Dataset extract:
↓↓↓

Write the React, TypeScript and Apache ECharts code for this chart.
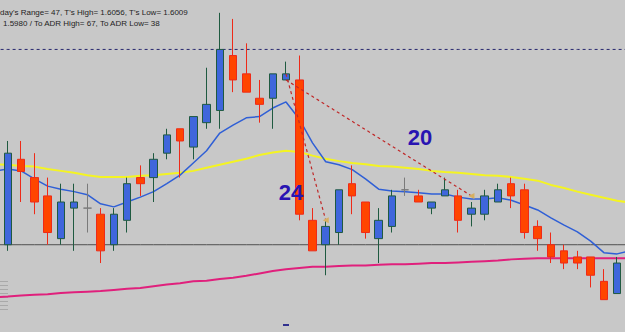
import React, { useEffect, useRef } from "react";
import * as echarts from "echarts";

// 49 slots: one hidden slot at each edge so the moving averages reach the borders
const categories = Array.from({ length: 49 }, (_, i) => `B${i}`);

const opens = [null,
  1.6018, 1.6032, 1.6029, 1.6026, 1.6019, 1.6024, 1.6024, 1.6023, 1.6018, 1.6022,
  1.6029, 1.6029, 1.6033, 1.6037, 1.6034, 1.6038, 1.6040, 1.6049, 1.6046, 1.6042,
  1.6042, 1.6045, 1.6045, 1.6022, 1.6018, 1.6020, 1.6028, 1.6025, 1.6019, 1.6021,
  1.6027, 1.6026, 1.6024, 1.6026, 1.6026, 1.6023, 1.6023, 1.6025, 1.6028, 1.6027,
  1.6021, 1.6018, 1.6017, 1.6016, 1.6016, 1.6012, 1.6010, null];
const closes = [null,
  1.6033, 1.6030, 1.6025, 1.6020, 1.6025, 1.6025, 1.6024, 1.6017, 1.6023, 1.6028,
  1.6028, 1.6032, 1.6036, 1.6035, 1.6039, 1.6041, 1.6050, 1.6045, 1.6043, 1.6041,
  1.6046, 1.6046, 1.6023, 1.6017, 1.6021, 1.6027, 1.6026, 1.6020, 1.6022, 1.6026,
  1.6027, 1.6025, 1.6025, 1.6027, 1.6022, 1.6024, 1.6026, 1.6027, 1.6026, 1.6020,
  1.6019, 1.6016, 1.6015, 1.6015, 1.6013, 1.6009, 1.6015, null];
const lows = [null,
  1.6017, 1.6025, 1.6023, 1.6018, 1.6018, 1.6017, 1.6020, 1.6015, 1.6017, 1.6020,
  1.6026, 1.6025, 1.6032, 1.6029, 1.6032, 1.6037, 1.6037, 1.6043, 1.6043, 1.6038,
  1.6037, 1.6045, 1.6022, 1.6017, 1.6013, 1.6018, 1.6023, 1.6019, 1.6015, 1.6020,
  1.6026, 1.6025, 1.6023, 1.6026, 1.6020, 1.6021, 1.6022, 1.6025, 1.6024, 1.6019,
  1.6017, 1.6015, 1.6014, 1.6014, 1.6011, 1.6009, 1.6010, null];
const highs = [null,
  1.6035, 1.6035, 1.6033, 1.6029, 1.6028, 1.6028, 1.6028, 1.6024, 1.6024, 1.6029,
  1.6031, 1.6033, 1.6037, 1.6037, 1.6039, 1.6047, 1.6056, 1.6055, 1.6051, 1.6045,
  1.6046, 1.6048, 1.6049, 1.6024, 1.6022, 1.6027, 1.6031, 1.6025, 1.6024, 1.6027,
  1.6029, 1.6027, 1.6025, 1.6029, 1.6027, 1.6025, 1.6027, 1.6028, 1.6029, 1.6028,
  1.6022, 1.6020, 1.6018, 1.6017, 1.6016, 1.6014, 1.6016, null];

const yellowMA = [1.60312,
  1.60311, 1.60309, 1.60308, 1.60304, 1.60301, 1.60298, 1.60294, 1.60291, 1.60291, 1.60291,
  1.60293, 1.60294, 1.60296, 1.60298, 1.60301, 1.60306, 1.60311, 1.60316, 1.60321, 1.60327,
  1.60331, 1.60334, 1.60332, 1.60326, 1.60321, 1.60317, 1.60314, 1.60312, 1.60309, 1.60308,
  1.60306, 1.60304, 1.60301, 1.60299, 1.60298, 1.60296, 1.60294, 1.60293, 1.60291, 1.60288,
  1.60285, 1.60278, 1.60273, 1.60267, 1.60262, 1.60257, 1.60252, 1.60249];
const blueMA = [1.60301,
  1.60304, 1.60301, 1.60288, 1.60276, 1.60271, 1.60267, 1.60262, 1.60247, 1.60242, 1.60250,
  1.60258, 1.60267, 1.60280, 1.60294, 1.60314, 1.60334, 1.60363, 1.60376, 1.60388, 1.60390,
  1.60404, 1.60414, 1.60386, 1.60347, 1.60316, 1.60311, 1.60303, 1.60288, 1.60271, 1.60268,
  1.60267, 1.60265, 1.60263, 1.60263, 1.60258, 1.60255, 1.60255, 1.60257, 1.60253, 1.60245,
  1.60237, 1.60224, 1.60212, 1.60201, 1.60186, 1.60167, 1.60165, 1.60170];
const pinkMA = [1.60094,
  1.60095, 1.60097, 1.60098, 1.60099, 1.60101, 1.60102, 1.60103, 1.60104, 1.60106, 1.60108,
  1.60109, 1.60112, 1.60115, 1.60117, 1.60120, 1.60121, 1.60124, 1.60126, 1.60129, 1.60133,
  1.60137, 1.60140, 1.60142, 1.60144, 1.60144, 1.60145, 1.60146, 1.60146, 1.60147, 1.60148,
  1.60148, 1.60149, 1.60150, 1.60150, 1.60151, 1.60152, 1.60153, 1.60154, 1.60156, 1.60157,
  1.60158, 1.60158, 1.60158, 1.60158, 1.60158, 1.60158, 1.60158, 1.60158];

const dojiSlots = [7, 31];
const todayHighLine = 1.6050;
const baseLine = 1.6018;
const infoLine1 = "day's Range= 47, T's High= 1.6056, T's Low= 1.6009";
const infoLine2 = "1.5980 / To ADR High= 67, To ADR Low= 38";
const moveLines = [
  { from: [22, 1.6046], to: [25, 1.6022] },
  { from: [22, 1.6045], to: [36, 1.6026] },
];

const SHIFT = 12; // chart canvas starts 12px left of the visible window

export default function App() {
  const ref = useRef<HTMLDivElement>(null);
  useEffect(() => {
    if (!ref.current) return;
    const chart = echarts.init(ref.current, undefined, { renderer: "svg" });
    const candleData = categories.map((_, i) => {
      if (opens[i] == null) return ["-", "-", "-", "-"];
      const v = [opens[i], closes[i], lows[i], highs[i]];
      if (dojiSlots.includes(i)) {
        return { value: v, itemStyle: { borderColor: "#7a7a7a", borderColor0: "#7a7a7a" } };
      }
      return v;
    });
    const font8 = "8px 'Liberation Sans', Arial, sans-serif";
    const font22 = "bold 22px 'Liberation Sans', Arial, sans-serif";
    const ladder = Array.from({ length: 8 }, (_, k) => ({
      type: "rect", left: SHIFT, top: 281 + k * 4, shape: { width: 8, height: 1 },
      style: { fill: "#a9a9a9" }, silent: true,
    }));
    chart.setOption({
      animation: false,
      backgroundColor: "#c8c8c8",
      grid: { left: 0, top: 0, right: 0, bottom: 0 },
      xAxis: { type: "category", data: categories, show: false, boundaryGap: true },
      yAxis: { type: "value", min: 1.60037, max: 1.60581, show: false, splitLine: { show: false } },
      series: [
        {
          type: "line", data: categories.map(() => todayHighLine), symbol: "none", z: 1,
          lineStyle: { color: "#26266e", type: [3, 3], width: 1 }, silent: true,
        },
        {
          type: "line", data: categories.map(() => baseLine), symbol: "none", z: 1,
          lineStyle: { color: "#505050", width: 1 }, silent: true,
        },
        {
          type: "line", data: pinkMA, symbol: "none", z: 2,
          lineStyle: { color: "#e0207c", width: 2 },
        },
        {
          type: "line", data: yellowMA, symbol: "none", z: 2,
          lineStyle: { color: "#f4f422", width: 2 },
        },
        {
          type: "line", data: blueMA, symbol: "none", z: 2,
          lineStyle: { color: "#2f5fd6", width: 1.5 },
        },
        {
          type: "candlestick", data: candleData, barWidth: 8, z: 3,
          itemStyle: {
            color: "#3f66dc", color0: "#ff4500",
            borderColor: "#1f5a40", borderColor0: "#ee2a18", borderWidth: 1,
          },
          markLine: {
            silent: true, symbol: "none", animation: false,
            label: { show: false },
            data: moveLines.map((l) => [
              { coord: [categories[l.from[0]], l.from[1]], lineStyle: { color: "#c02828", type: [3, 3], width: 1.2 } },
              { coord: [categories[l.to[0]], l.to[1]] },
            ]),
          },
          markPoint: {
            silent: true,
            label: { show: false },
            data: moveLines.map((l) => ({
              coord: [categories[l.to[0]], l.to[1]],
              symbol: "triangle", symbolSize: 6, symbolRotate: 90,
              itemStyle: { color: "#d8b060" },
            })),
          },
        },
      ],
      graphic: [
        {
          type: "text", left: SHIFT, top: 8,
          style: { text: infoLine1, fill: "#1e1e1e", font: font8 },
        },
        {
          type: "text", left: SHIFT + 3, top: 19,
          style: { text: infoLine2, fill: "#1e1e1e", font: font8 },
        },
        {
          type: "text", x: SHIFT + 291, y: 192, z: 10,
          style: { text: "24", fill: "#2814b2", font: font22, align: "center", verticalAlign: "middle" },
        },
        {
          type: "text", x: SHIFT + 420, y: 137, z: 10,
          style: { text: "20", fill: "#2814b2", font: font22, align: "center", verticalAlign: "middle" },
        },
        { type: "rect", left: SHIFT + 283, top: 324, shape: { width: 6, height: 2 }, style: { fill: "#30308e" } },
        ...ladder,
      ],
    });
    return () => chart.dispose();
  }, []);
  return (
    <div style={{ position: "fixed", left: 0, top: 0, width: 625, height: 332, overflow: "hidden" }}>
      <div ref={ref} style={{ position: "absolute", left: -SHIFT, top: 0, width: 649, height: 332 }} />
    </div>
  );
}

↑↑↑

Aim: Identify lines with the string "React". Copy each one.

Answer for the task:
Write the React, TypeScript and Apache ECharts code for this chart.
import React, { useEffect, useRef } from "react";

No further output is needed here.